O Festival de Cannes recebeu uma propulsão vigorosa ontem com a exibição dos filmes "Spider" (Aranha), de David Cronenberg, e "Russian Ark" (Arca Russa), de Alexander Sokurov.

O filme do canadense é um dos mais bem acabados que ele já realizou. O longa do russo é uma obra-prima. São os dois melhores já mostrados no festival francês, que começou no último dia 14 e divulga as premiações no domingo, dia 26.

David Cronenberg abandonou toda a sua coleção de monstruosidades, mutações físicas e o seu neo-expressionismo futurista, para fazer um filme de época, ambientado na Londres contemporânea e dos anos 50 e onde tudo é narrado de maneira severamente realista.

Um realismo muito próximo do cinema inglês do pós-guerra e que reconstitui também boa parte do vocabulário visual relacionado à vida londrina nos bairros de classe baixa, o burburinho dos pubs, a decoração suburbana e até o gosto grand guignolesco pelos crimes familiares e os enterramentos secretos nos jardins.

O realismo de "Spider" é, porém, uma armadilha, pois não se consegue distinguir direito o plano imaginário do que seria um nível objetivo. A Londres do filme é uma extensão da mente do esquizofrênico.

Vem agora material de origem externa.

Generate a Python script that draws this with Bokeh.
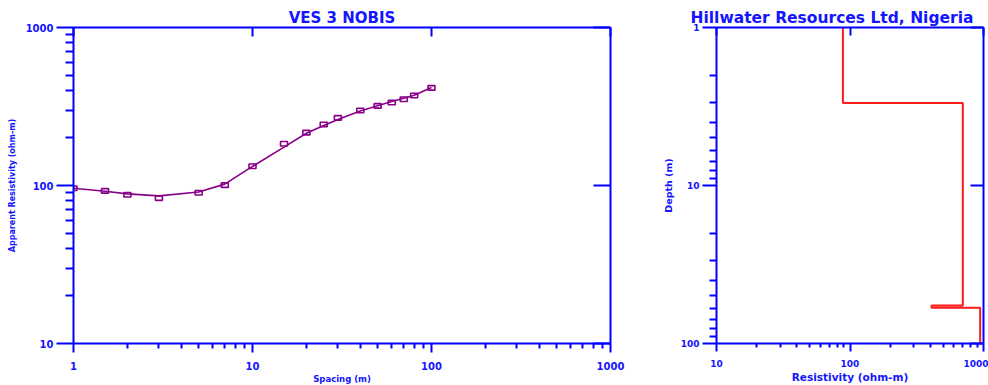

Cronenberg filma a cidade como uma geografia psíquica. A ambiência antiquada também entra em correspondência com a própria abordagem do filme e os seus simbolismos, no que eles têm do velho freudismo e da mais anacrônica psiquiatria.

Não é possível contar a história do filme sem trapacear bastante com o leitor. Trapaceando, portanto, "Spider" é a história de um garoto estranho cuja mãe angelical e bondosa é morta pelo pai e substituída por uma prostituta.

O ator Ralph Fiennes, vestido com quatro camisas, passa a maior parte do tempo murmurando em "Spider". Está sensacional no papel-título. Ele faz um esquizofrênico, que, semicurado, vai viver numa casa de reintegração aberta, na capital inglesa.

A mudança permite que ele transite pela cidade e recupere, reveja e repita a história de seu trauma -os primeiros momentos do desenrolar da loucura até o momento crítico, que o levou ao encarceramento psiquiátrico.

Digital
"Russian Ark" é um dos quatro filmes digitais que estão sendo exibidos em Cannes neste ano. É o único neste sistema a participar da competição oficial.

O filme instala Alexander Sokurov definitivamente entre os grandes criadores do cinema -e um dos mais importantes críticos de seu tempo.
O viés aristocrático tanto de sua obra quanto de sua compreensão do mundo constitui um desafio para o espectador de hoje.

"Russian Ark" tem um único plano-sequência (plano em que se movimenta a câmera, sem desligá-la), que dura uma hora e 36 minutos.

A fotografia é de Tilman Buettner (o mesmo de "Corra Lola, Corra"). A direção é exuberante, teatral e sinfônica, com centenas de figurantes.

O filme se passa inteiramente no Hermitage, em São Petersburgo, construído por Pedro, o Grande, no século 18, transformado em museu por Catarina 2ª e hoje uma das grandes coleções de arte da Europa.

Os dois imperadores comparecem no filme, cuja câmera percorre os interiores do museu como se andasse por diferentes momentos da história da Rússia. A câmera (isto é, o diretor, o espectador, o olhar) é um fantasma, que segue ao lado de outro personagem do além-mundo, um embaixador francês do século 19.

O percurso é o tempo todo uma interrogação sobre a Rússia formulada pelo estrangeiro e também uma indagação sobre a Europa, feita a partir do passado russo. "Adeus, Europa, acabou", diz o fantasma no final do filme, mais um assombroso trabalho de luto feito por Sokurov.